Method for the Depletion of the Basal Texture in Rolled AZ31 Magnesium Sheets

Abstract

The deformation and hardening mechanisms of magnesium usually lead to a typical basal orientation of crystals during a production of sheets by forming techniques. The basal texture related anisotropic property behavior and especially the further decrease in formability at room temperature is disadvantageous and undesired for subsequent rolling and final forming processes.The objective of this work is to find methods to improve these texture-related properties and the cold forming ability of magnesium sheets. Firstly, rolling at different temperatures and pass reductions, with the goal of weakening the basal texture component in semi-finished products is investigated, based on the advantageous initial texture and microstructure of twin-roll-cast (TRC) magnesium strips.
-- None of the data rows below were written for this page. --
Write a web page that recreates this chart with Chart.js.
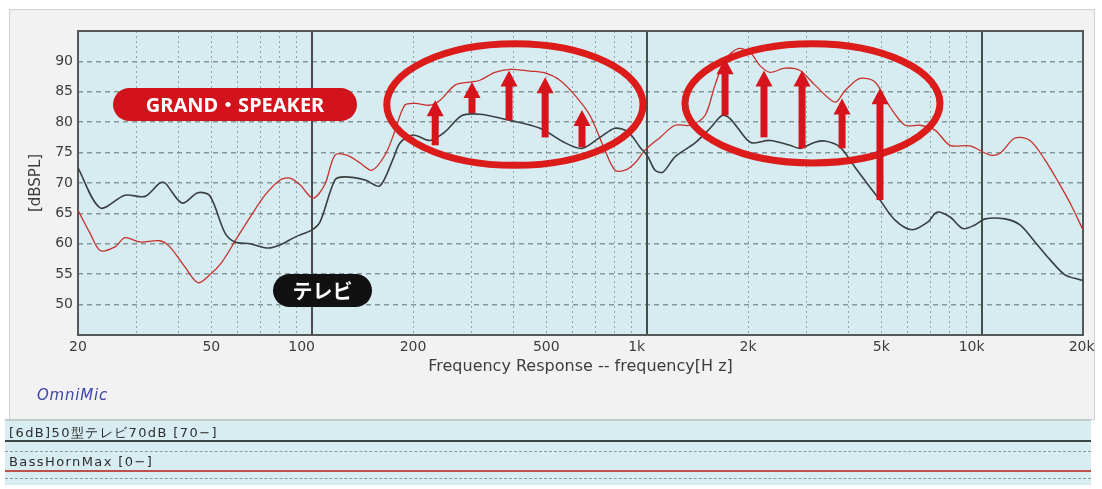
<!DOCTYPE html>
<html>
<head>
<meta charset="UTF-8">
<title>周波数特性 GRAND・SPEAKER / テレビ</title>
<script src="https://cdn.jsdelivr.net/npm/chart.js"></script>
<style>
  body { margin: 0; background: #fff; font-family: 'DejaVu Sans', sans-serif; }
  #wrap { position: relative; width: 1102px; height: 489px; overflow: hidden; }
  #frame { position: absolute; left: 9px; top: 9px; width: 1086px; height: 411px; background: #f2f2f2; border: 1px solid #cfcfcf; box-sizing: border-box; }
  canvas { position: absolute; left: 0; top: 0; }
  .pill { position: absolute; color: #fff; font-weight: bold; border-radius: 17px; text-align: center; height: 33px; line-height: 33px; font-size: 20px; }
  #grand { left: 113px; top: 88px; width: 244px; background: #d3131b; font-family: 'Noto Sans', 'Noto Sans CJK JP', sans-serif; }
  #tv { left: 273px; top: 274px; width: 99px; background: #111; font-family: 'Noto Sans CJK JP', sans-serif; }
  #omni { position: absolute; left: 37px; top: 386px; font-style: italic; color: #3d44a8; font-size: 15px; letter-spacing: 0.8px; }
  #legend { position: absolute; left: 5px; top: 419px; width: 1086px; height: 64px; background: #d7edf1; border-top: 2px solid #c4c9ca; }
  #legend div { position: absolute; left: 0; width: 100%; }
  .ltxt { font-size: 13px; color: #2e2e2e; padding-left: 4px; letter-spacing: 1.4px; line-height: 15px; }
</style>
</head>
<body>
<div id="wrap">
  <div id="frame"></div>
  <canvas id="fr" width="1102" height="489"></canvas>
  <div class="pill" id="grand">GRAND・SPEAKER</div>
  <div class="pill" id="tv">テレビ</div>
  <div id="omni">OmniMic</div>
  <div id="legend">
    <div class="ltxt" style="top:4px">[6dB]50型テレビ70dB [70−]</div>
    <div style="top:19px; border-top:2px solid #3a4644"></div>
    <div style="top:30px; border-top:1px dashed #8e9a9c"></div>
    <div class="ltxt" style="top:33px">BassHornMax [0−]</div>
    <div style="top:49px; border-top:2px solid #c0504d"></div>
    <div style="top:57px; border-top:1px dashed #8e9a9c"></div>
  </div>
</div>
<script>
// テレビ (black)
const tvFreq = [20, 23.3, 27.6, 31.7, 35.1, 36.4, 40.9, 45.6, 49.5, 54.9, 58.8, 65.3, 73.8, 80.2, 88.9, 99.9, 105.6, 117, 125, 144, 159, 174, 183, 200, 225, 249, 280, 317, 390, 479, 569, 639, 723, 802, 877, 952, 1006, 1056, 1115, 1211, 1390, 1541, 1673, 1768, 1959, 2056, 2326, 2670, 2860, 3170, 3396, 3764, 4172, 4626, 4954, 5494, 6176, 6892, 7332, 8018, 8768, 9522, 10200, 11700, 12970, 14380, 15940, 17670, 19590, 20000];
const tvDb = [72.5, 65.9, 68.0, 67.8, 70.0, 70.0, 66.7, 68.4, 67.9, 61.8, 60.3, 60.0, 59.3, 59.8, 61.1, 62.3, 63.6, 70.5, 71.0, 70.5, 69.5, 73.8, 76.6, 77.9, 77.0, 78.4, 81.1, 81.3, 80.3, 79.0, 76.6, 75.7, 77.5, 79.0, 78.4, 75.9, 74.3, 72.1, 71.8, 74.3, 76.6, 79.0, 81.1, 80.6, 77.5, 76.6, 77.0, 76.2, 75.7, 76.7, 76.9, 75.9, 72.6, 69.3, 67.2, 63.9, 62.3, 63.6, 65.2, 64.4, 62.5, 63.1, 64.1, 64.1, 63.1, 60.3, 57.4, 54.9, 54.1, 54.0];

// GRAND・SPEAKER (red)
const gsFreq = [20, 21.7, 23.3, 25.8, 27.6, 30.6, 35.1, 37.6, 41.7, 45.6, 49.5, 53.8, 59.7, 65.3, 72.3, 80.2, 85.9, 92.0, 100.6, 109, 117, 127, 139, 151, 165, 176, 189, 203, 225, 241, 267, 296, 317, 351, 390, 447, 495, 549, 609, 675, 748, 802, 859, 920, 985, 1093, 1211, 1343, 1488, 1594, 1707, 1867, 2028, 2172, 2326, 2579, 2860, 3170, 3638, 3898, 4318, 4787, 5308, 5884, 6524, 7230, 8018, 9198, 10556, 11308, 12530, 13896, 15400, 17070, 18300, 20000];
const gsDb = [65.5, 61.8, 58.9, 59.5, 61.0, 60.3, 60.5, 59.5, 56.2, 53.6, 54.9, 57.0, 61.0, 64.4, 68.0, 70.5, 70.8, 69.7, 67.5, 69.7, 74.6, 74.6, 73.3, 72.1, 74.6, 78.3, 82.8, 83.1, 82.8, 83.6, 86.1, 86.6, 86.9, 88.2, 88.7, 88.4, 88.1, 86.9, 84.4, 81.1, 75.4, 72.1, 72.1, 73.3, 75.4, 77.5, 79.5, 79.5, 81.1, 86.1, 90.2, 92.1, 91.5, 89.3, 88.2, 88.9, 88.5, 86.1, 83.3, 85.2, 87.2, 86.6, 82.5, 79.5, 79.5, 78.7, 76.2, 76.1, 74.6, 74.9, 77.4, 77.0, 73.8, 69.7, 66.7, 62.3];

// arrows: frequency, from (テレビ) dB, to (GRAND・SPEAKER) dB
const arrowFreq = [233, 300, 387, 496, 639, 1708, 2232, 2900, 3818, 4954];
const arrowFrom = [76.2, 81.5, 80.3, 77.5, 75.9, 81.1, 77.5, 75.7, 75.7, 67.2];
const arrowTo = [83.6, 86.6, 88.5, 87.4, 82.0, 90.5, 88.5, 88.5, 83.9, 85.6];

// circled ranges
const zoneFreqMin = [167, 1297];
const zoneFreqMax = [972, 7484];
const zoneDbMin = [72.9, 73.3];
const zoneDbMax = [92.9, 92.9];

const xGridTicks = [20, 30, 40, 50, 60, 70, 80, 90, 100, 200, 300, 400, 500, 600, 700, 800, 900, 1000, 2000, 3000, 4000, 5000, 6000, 7000, 8000, 9000, 10000, 20000];
// decade labels sit a little left of their line in the original
const xLabels = {20: '20', 50: '50', 100: '100\u2002\u2002\u2002', 200: '200', 500: '500', 1000: '1k\u2002\u2002\u2002', 2000: '2k', 5000: '5k', 10000: '10k\u2002\u2002\u2002', 20000: '20k\u2009'};
const decadeLines = [100, 1000, 10000];
const yTicks = [50, 55, 60, 65, 70, 75, 80, 85, 90];

const axisFont = "'DejaVu Sans', sans-serif";

const frPlugin = {
  id: 'frDecor',
  beforeDraw(chart) {
    const {ctx, chartArea: a} = chart;
    ctx.save();
    ctx.fillStyle = '#d6ecf0';
    ctx.fillRect(a.left, a.top, a.right - a.left, a.bottom - a.top);
    ctx.restore();
  },
  beforeDatasetsDraw(chart) {
    const {ctx, chartArea: a, scales: {x}} = chart;
    ctx.save();
    ctx.strokeStyle = '#474c4d';
    ctx.lineWidth = 2;
    decadeLines.forEach(v => {
      const px = Math.round(x.getPixelForValue(v));
      ctx.beginPath();
      ctx.moveTo(px, a.top);
      ctx.lineTo(px, a.bottom);
      ctx.stroke();
    });
    ctx.strokeStyle = '#55595a';
    ctx.strokeRect(a.left, a.top, a.right - a.left, a.bottom - a.top);
    ctx.restore();
  },
  afterDatasetsDraw(chart) {
    const {ctx, scales: {x, y}} = chart;
    ctx.save();
    // ellipses
    ctx.strokeStyle = '#dc1b1b';
    ctx.lineWidth = 7;
    zoneFreqMin.forEach((f, i) => {
      const x0 = x.getPixelForValue(f), x1 = x.getPixelForValue(zoneFreqMax[i]);
      const y0 = y.getPixelForValue(zoneDbMax[i]), y1 = y.getPixelForValue(zoneDbMin[i]);
      ctx.beginPath();
      ctx.ellipse((x0 + x1) / 2, (y0 + y1) / 2, (x1 - x0) / 2, (y1 - y0) / 2, 0, 0, Math.PI * 2);
      ctx.stroke();
    });
    // arrows
    ctx.fillStyle = '#d7141c';
    arrowFreq.forEach((f, i) => {
      const px = x.getPixelForValue(f);
      const yb = y.getPixelForValue(arrowFrom[i]);
      const yt = y.getPixelForValue(arrowTo[i]);
      ctx.fillRect(px - 3.5, yt + 14, 7, yb - yt - 14);
      ctx.beginPath();
      ctx.moveTo(px, yt);
      ctx.lineTo(px - 8.5, yt + 16);
      ctx.lineTo(px + 8.5, yt + 16);
      ctx.closePath();
      ctx.fill();
    });
    ctx.restore();
  }
};

new Chart(document.getElementById('fr'), {
  type: 'line',
  data: {
    datasets: [
      {
        label: 'テレビ',
        data: tvFreq.map((f, i) => ({x: f, y: tvDb[i]})),
        borderColor: '#3a3f40',
        borderWidth: 1.6,
        pointRadius: 0,
        tension: 0.3
      },
      {
        label: 'GRAND・SPEAKER',
        data: gsFreq.map((f, i) => ({x: f, y: gsDb[i]})),
        borderColor: '#c8302c',
        borderWidth: 1.3,
        pointRadius: 0,
        tension: 0.3
      }
    ]
  },
  options: {
    responsive: false,
    animation: false,
    devicePixelRatio: 1,
    layout: { padding: { left: 24, top: 31, right: 19, bottom: 110 } },
    plugins: { legend: { display: false }, tooltip: { enabled: false } },
    scales: {
      x: {
        type: 'logarithmic',
        min: 20,
        max: 20000,
        afterBuildTicks: s => { s.ticks = xGridTicks.map(v => ({value: v})); },
        afterFit: s => { s.height = 44; },
        ticks: {
          autoSkip: false,
          maxRotation: 0,
          padding: 4,
          color: '#3d3d3d',
          font: { family: axisFont, size: 14 },
          callback: v => xLabels[v] || ''
        },
        grid: {
          drawTicks: false,
          color: c => (c.tick && (decadeLines.includes(c.tick.value) || c.tick.value === 20 || c.tick.value === 20000)) ? 'rgba(0,0,0,0)' : '#8fa6aa',
          lineWidth: 1
        },
        border: { display: false, dash: [2, 3] },
        title: {
          display: true,
          text: 'Frequency Response -- frequency[H z]',
          color: '#3d3d3d',
          font: { family: axisFont, size: 16 },
          padding: { top: 0, bottom: 3 }
        }
      },
      y: {
        min: 45,
        max: 95,
        afterBuildTicks: s => { s.ticks = yTicks.map(v => ({value: v})); },
        afterFit: s => { s.width = 54; },
        ticks: {
          padding: 5,
          color: '#3d3d3d',
          font: { family: axisFont, size: 14 }
        },
        grid: { drawTicks: false, color: '#86979a', lineWidth: 1.5 },
        border: { display: false, dash: [5, 4] },
        title: {
          display: true,
          text: '[dBSPL]',
          color: '#3d3d3d',
          font: { family: axisFont, size: 15 },
          padding: { top: 3, bottom: 0 }
        }
      }
    }
  },
  plugins: [frPlugin]
});
</script>
</body>
</html>
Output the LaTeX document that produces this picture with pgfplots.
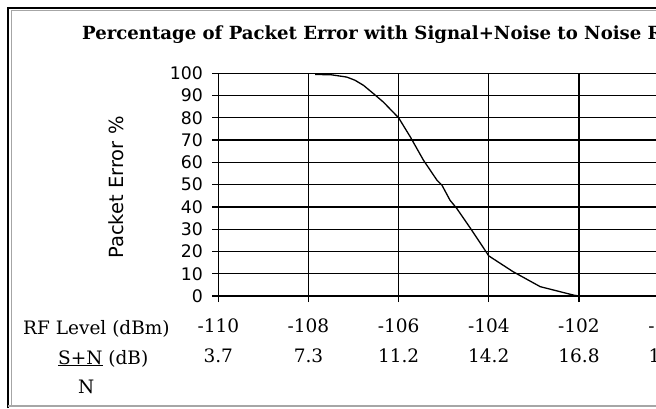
\documentclass[border=0pt]{standalone}
\usepackage{fontspec}
\setmainfont{DejaVu Serif}
\newfontfamily\dvsans{DejaVu Sans}
\usepackage{pgfplots}
\pgfplotsset{compat=1.18}
\begin{document}
\begin{tikzpicture}[x=1bp,y=1bp]
\path[use as bounding box] (0,0) rectangle (656,408);
\clip (0,0) rectangle (656,408);
\fill[white] (0,0) rectangle (656,408);
\begin{axis}[
  at={(218.3bp,112bp)}, anchor=south west,
  scale only axis, width=495.9bp, height=222.7bp,
  xmin=-110, xmax=-99, ymin=0, ymax=100,
  xtick={-110,-108,-106,-104,-102,-100},
  xticklabels={{-110\\3.7},{-108\\7.3},{-106\\11.2},{-104\\14.2},{-102\\16.8},{-100\\19.4}},
  ytick={0,10,...,100},
  tick pos=left, tick align=outside, major tick length=6bp,
  grid=major, grid style={black, line width=1.3bp},
  axis line style={black, line width=1.3bp},
  every tick/.style={black, line width=1.3bp},
  /pgf/number format/assume math mode=true,
  yticklabel style={font=\dvsans\fontsize{17.3bp}{20bp}\selectfont, xshift=-6bp},
  xticklabel style={font=\fontsize{18.5bp}{30bp}\selectfont, align=center, yshift=-13bp},
]
\addplot[black, line width=1.3bp] coordinates {
(-107.85,99.5) (-107.48,99.3) (-107.15,98.3) (-106.97,96.9) (-106.78,94.6)
(-106.56,90.9) (-106.34,87.1) (-106,80) (-105.74,71.4) (-105.45,61)
(-105.15,52) (-105.04,49.8) (-104.86,43) (-104.71,39.3) (-104.38,29.6)
(-104,18) (-103.46,10.9) (-102.86,4.2) (-102.12,0.4) (-102,0)
};
\end{axis}
% frame
\draw[black, line width=2.5bp] (8,0) -- (8,400) -- (656,400);
\draw[gray!70, line width=1bp] (11,2) -- (11,397) -- (656,397);
\draw[gray!70, line width=1.2bp] (8,2) -- (656,2);
% title
\node[anchor=base west, inner sep=0, font=\bfseries\fontsize{18.1bp}{22bp}\selectfont] at (82,369)
  {Percentage of Packet Error with Signal+Noise to Noise Ratio};
% y label
\node[rotate=90, anchor=base, inner sep=0, font=\dvsans\fontsize{19.5bp}{22bp}\selectfont] at (123,220.5)
  {Packet Error \%};
% row labels
\node[anchor=base west, inner sep=0, font=\fontsize{18.5bp}{22bp}\selectfont] at (23,74) {RF Level (dBm)};
\node[anchor=base west, inner sep=0, font=\fontsize{18.5bp}{22bp}\selectfont] at (58,44) {\underline{S+N} (dB)};
\node[anchor=base west, inner sep=0, font=\fontsize{18.5bp}{22bp}\selectfont] at (78,15) {N};
\end{tikzpicture}
\end{document}
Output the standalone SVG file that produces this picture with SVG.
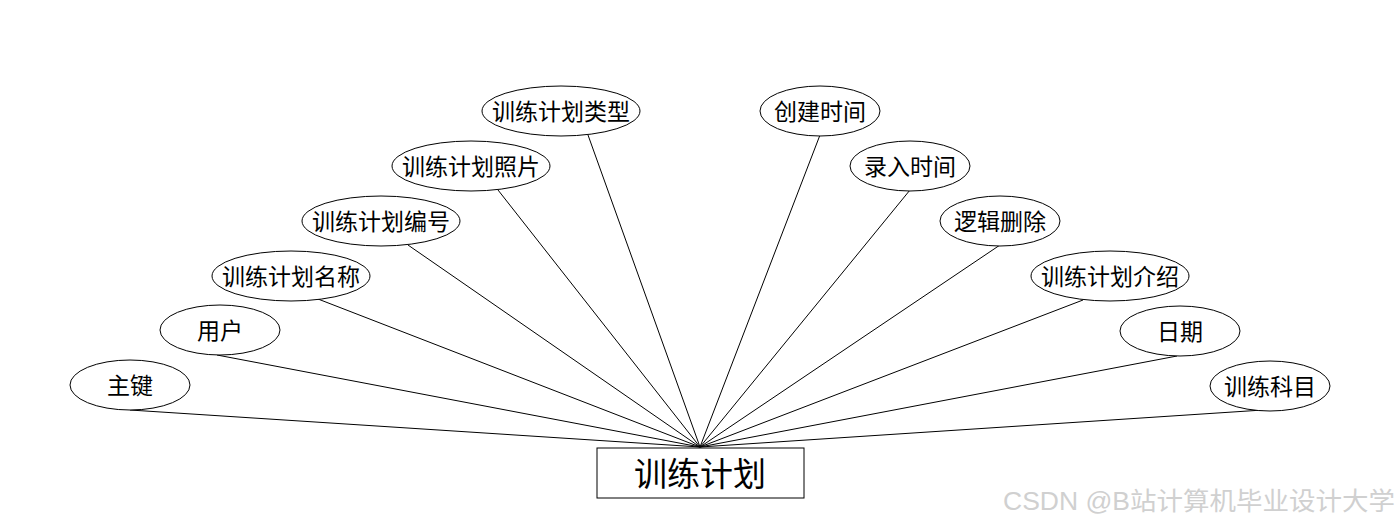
<svg xmlns="http://www.w3.org/2000/svg" width="1400" height="528" viewBox="0 0 1400 528">
<style>
.e{fill:#fff;stroke:#000;stroke-width:1}
.t{font-family:"Microsoft YaHei","Noto Sans CJK SC",sans-serif;font-size:23px;fill:#000;text-anchor:middle;dominant-baseline:central}
.c line{stroke:#000;stroke-width:1}
</style>
<rect width="1400" height="528" fill="#fff"/>
<g class="c" id="connectors">
<line x1="130" y1="410" x2="700" y2="447"/>
<line x1="217" y1="355" x2="700" y2="447"/>
<line x1="318" y1="299" x2="700" y2="447"/>
<line x1="408" y1="245" x2="700" y2="447"/>
<line x1="498" y1="190" x2="700" y2="447"/>
<line x1="588" y1="135" x2="700" y2="447"/>
<line x1="820" y1="135" x2="700" y2="447"/>
<line x1="910" y1="190" x2="700" y2="447"/>
<line x1="1000" y1="245" x2="700" y2="447"/>
<line x1="1083" y1="300" x2="700" y2="447"/>
<line x1="1177" y1="356" x2="700" y2="447"/>
<line x1="1263" y1="410" x2="700" y2="447"/>
</g>
<g id="n-zhujian"><ellipse class="e" cx="130" cy="385" rx="60" ry="25"/><text class="t" x="130" y="384">主键</text></g>
<g id="n-yonghu"><ellipse class="e" cx="220" cy="330" rx="60" ry="25"/><text class="t" x="220" y="329">用户</text></g>
<g id="n-mingcheng"><ellipse class="e" cx="291" cy="276" rx="79" ry="25"/><text class="t" x="291" y="275">训练计划名称</text></g>
<g id="n-bianhao"><ellipse class="e" cx="381" cy="221" rx="79" ry="25"/><text class="t" x="381" y="220">训练计划编号</text></g>
<g id="n-zhaopian"><ellipse class="e" cx="471" cy="166" rx="79" ry="25"/><text class="t" x="471" y="165">训练计划照片</text></g>
<g id="n-leixing"><ellipse class="e" cx="561" cy="111" rx="79" ry="25"/><text class="t" x="561" y="110">训练计划类型</text></g>
<g id="n-chuangjian"><ellipse class="e" cx="820" cy="111" rx="60" ry="25"/><text class="t" x="820" y="110">创建时间</text></g>
<g id="n-luru"><ellipse class="e" cx="910" cy="166" rx="60" ry="25"/><text class="t" x="910" y="165">录入时间</text></g>
<g id="n-luoji"><ellipse class="e" cx="1000" cy="221" rx="60" ry="25"/><text class="t" x="1000" y="220">逻辑删除</text></g>
<g id="n-jieshao"><ellipse class="e" cx="1110" cy="276" rx="79" ry="25"/><text class="t" x="1110" y="275">训练计划介绍</text></g>
<g id="n-riqi"><ellipse class="e" cx="1180" cy="331" rx="60" ry="25"/><text class="t" x="1180" y="330">日期</text></g>
<g id="n-kemu"><ellipse class="e" cx="1270" cy="386" rx="60" ry="25"/><text class="t" x="1270" y="385">训练科目</text></g>
<g id="n-main"><rect x="597" y="448" width="207" height="50" fill="#fff" stroke="#000" stroke-width="1"/><text class="t" x="700" y="472" style="font-size:33px">训练计划</text></g>
<text x="1003" y="510" textLength="392" lengthAdjust="spacingAndGlyphs" style="font-family:'Liberation Sans','Noto Sans CJK SC',sans-serif;font-size:25px;fill:#d0d0d0">CSDN @B站计算机毕业设计大学</text>
</svg>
In this context, texture and microstructure development is examined after a particular multi-pass rolling and heat treatment processes. Twin-roll-cast magnesium strips of alloy AZ31, with an initial thickness of 4.5 mm, rolled to a final thickness of 1.2 mm, are used as feedstock.Secondly, a new thermo-mechanical magnesium strip treatment has been developed in order to completely disintegrate the basal texture and intentionally generate only non-basal orientations with high Schmid-factors for the easy-to-activate basal slip systems. This process, which is designed as a final strip treatment, has been investigated regarding its texture change effect on rolled 1.2 mm AZ31 sheets, which also originate from TRC feedstock.It has clearly been found that the developed rolling technology for TRC feedstock leads to a significantly reduced basal texture due to grain boundary rotation and recrystallization at those rotated regions. The application of the separately developed strip treatment effects a complete elimination of the basal texture in a large volume of the sheet. Applying both technologies on magnesium sheets results in a tremendous increase in formability at room temperature as a consequence of the altered texture.